C’è poi un discorso su come le storie più interessanti siano quelle che hanno un secondo strato di lettura oltre a quello più evidente, e Attack the Block in questo senso è talmente esplicito da risultare quasi didascalico: è anche un film su come si vive in certi palazzoni londinesi, una denuncia dell’abbandono di responsabilità da parte delle autorità interessate solo a mettere un po’ di gente in galera per dimostrare di stare lavorando, anche uno studio linguistico su accenti e lessico e costruzioni grammaticali che sembrano esistere solo entro i confini del quartiere (il consiglio se potete è di guardarlo in lingua originale – con i sottotitoli, a meno che non siate del posto). E fu anche, dieci anni fa, un trampolino di lancio sia per John Boyega, finito nientemeno che al centro dell’universo di Star Wars, sia per Jodie Whittaker, futura Dr.
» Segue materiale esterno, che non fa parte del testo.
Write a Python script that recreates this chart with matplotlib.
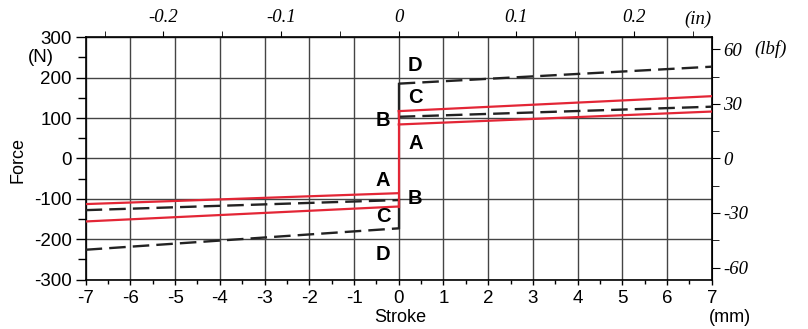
import numpy as np
import matplotlib.pyplot as plt

# DATA
stroke_pos = [0, 7]     # mm
stroke_neg = [-7, 0]    # mm

# force (N) at the ends of each line
a_pos = [84, 116]
b_pos = [117, 154]
c_pos = [103, 128]
d_pos = [185, 227]
a_neg = [-113, -86]
b_neg = [-156, -119]
c_neg = [-128, -103]
d_neg = [-226, -173]

# letter labels: (text, stroke, force)
letters = [("D", 0.37, 229), ("C", 0.37, 150), ("B", -0.35, 94), ("A", 0.37, 38),
           ("A", -0.35, -54), ("B", 0.37, -100), ("C", -0.35, -143), ("D", -0.35, -239)]

x_ticks = np.arange(-7, 8, 1)
y_ticks = np.arange(-300, 301, 100)
in_ticks = [-0.2, -0.1, 0, 0.1, 0.2]
in_labels = ["-0.2", "-0.1", "0", "0.1", "0.2"]
lbf_ticks = [-60, -30, 0, 30, 60]
lbf_labels = ["-60", "-30", "0", "30", "60"]

# conversion used by the drawing
MM_PER_IN = 26.3
N_PER_LBF = 4.5

RED = "#e32636"
FS = 13.5

plt.rcParams['font.family'] = ['Liberation Sans', 'DejaVu Sans']

fig = plt.figure(figsize=(8.08, 3.29), dpi=100)
ax = fig.add_axes([0.106, 0.150, 0.775, 0.737])

ax.set_xlim(-7, 7)
ax.set_ylim(-300, 300)
ax.set_xticks(x_ticks)
ax.set_xticks(np.arange(-6.5, 7, 1), minor=True)
ax.set_yticks(y_ticks)
ax.set_yticks(np.arange(-250, 300, 100), minor=True)
ax.set_xticklabels([str(v) for v in x_ticks])
ax.set_yticklabels([str(v) for v in y_ticks])
ax.tick_params(axis='y', which='major', direction='out', length=7, width=1,
               labelsize=FS, pad=3)
ax.tick_params(axis='y', which='minor', direction='out', length=6, width=1)
ax.tick_params(axis='x', which='major', direction='out', length=3.5, width=1,
               labelsize=FS, pad=4)
ax.tick_params(axis='x', which='minor', direction='out', length=3, width=1)
ax.grid(True, which='major', color='#444444', lw=1.0)
for s in ax.spines.values():
    s.set_linewidth(1.2)

# dashed lines
dash = dict(color='#222222', lw=1.7, dashes=(7, 3))
ax.plot(stroke_pos, c_pos, **dash, zorder=3)
ax.plot(stroke_pos, d_pos, **dash, zorder=3)
ax.plot(stroke_neg, c_neg, **dash, zorder=3)
ax.plot(stroke_neg, d_neg, **dash, zorder=3)
ax.plot([0, 0], [c_pos[0], d_pos[0]], color='#222222', lw=1.7, zorder=3)
ax.plot([0, 0], [c_neg[1], d_neg[1]], color='#222222', lw=1.7, zorder=3)

# red lines
ax.plot(stroke_pos, a_pos, color=RED, lw=1.6, zorder=4)
ax.plot(stroke_pos, b_pos, color=RED, lw=1.6, zorder=4)
ax.plot(stroke_neg, a_neg, color=RED, lw=1.6, zorder=4)
ax.plot(stroke_neg, b_neg, color=RED, lw=1.6, zorder=4)
ax.plot([0, 0], [b_neg[1], b_pos[0]], color=RED, lw=1.6, zorder=4)

for txt, xs, fs in letters:
    ax.text(xs, fs, txt, fontsize=14.5, fontweight='bold', ha='center', va='center',
            zorder=5)

# axis titles
fig.text(400 / 808, 1 - 318 / 329, "Stroke", fontsize=13, ha='center', va='center')
fig.text(730 / 808, 1 - 318 / 329, "(mm)", fontsize=13, ha='center', va='center')
fig.text(18 / 808, 1 - 160 / 329, "Force", fontsize=13, rotation=90,
         ha='center', va='center')
ax.text(-0.071, 250, "(N)", fontsize=FS, ha='center', va='center',
        transform=ax.get_yaxis_transform())

# top axis in inches
top = ax.secondary_xaxis('top', functions=(lambda x: x / MM_PER_IN,
                                           lambda x: x * MM_PER_IN))
top.set_xticks(in_ticks)
top.set_xticklabels(in_labels, fontfamily='Liberation Serif', fontstyle='italic')
top.set_xticks(np.arange(-0.25, 0.26, 0.1), minor=True)
top.tick_params(which='major', direction='out', length=4, labelsize=FS, pad=4)
top.tick_params(which='minor', direction='out', length=4)
ax.text(0.978, 1.075, "(in)", fontsize=FS, family='Liberation Serif',
        style='italic', ha='center', va='center', transform=ax.transAxes)

# right axis in lbf
right = ax.secondary_yaxis('right', functions=(lambda y: y / N_PER_LBF,
                                               lambda y: y * N_PER_LBF))
right.set_yticks(lbf_ticks)
right.set_yticklabels(lbf_labels, fontfamily='Liberation Serif', fontstyle='italic')
right.set_yticks([-45, -15, 15, 45], minor=True)
right.tick_params(which='major', direction='out', length=6, labelsize=FS, pad=2)
right.tick_params(which='minor', direction='out', length=5)
ax.text(1.093, 60 * N_PER_LBF, "(lbf)", fontsize=FS, family='Liberation Serif',
        style='italic', ha='center', va='center',
        transform=ax.get_yaxis_transform())

fig.savefig("out.png", dpi=100)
Who che qui regala un’interpretazione memorabile nel ruolo di Samantha (lei sì che sembra uscita da un film della coppia Pegg/Frost), infermiera appena trasferitarsi in zona, la cui serata inizia con un borseggio, prosegue con un’invasione aliena e si conclude con il botto, letteralmente.
Ma più di tutto, Attack the Block è la storia di Pogo, sacrificato sull’altare del doversi dimostrare fin da subito un film di ragazzini, sì, ma violento, imprevedibile e senza alcuna pietà.
Addio Pogo, ti abbiamo conosciuto solo per qualche secondo ma non abbiamo mai smesso di sentire la tua mancanza.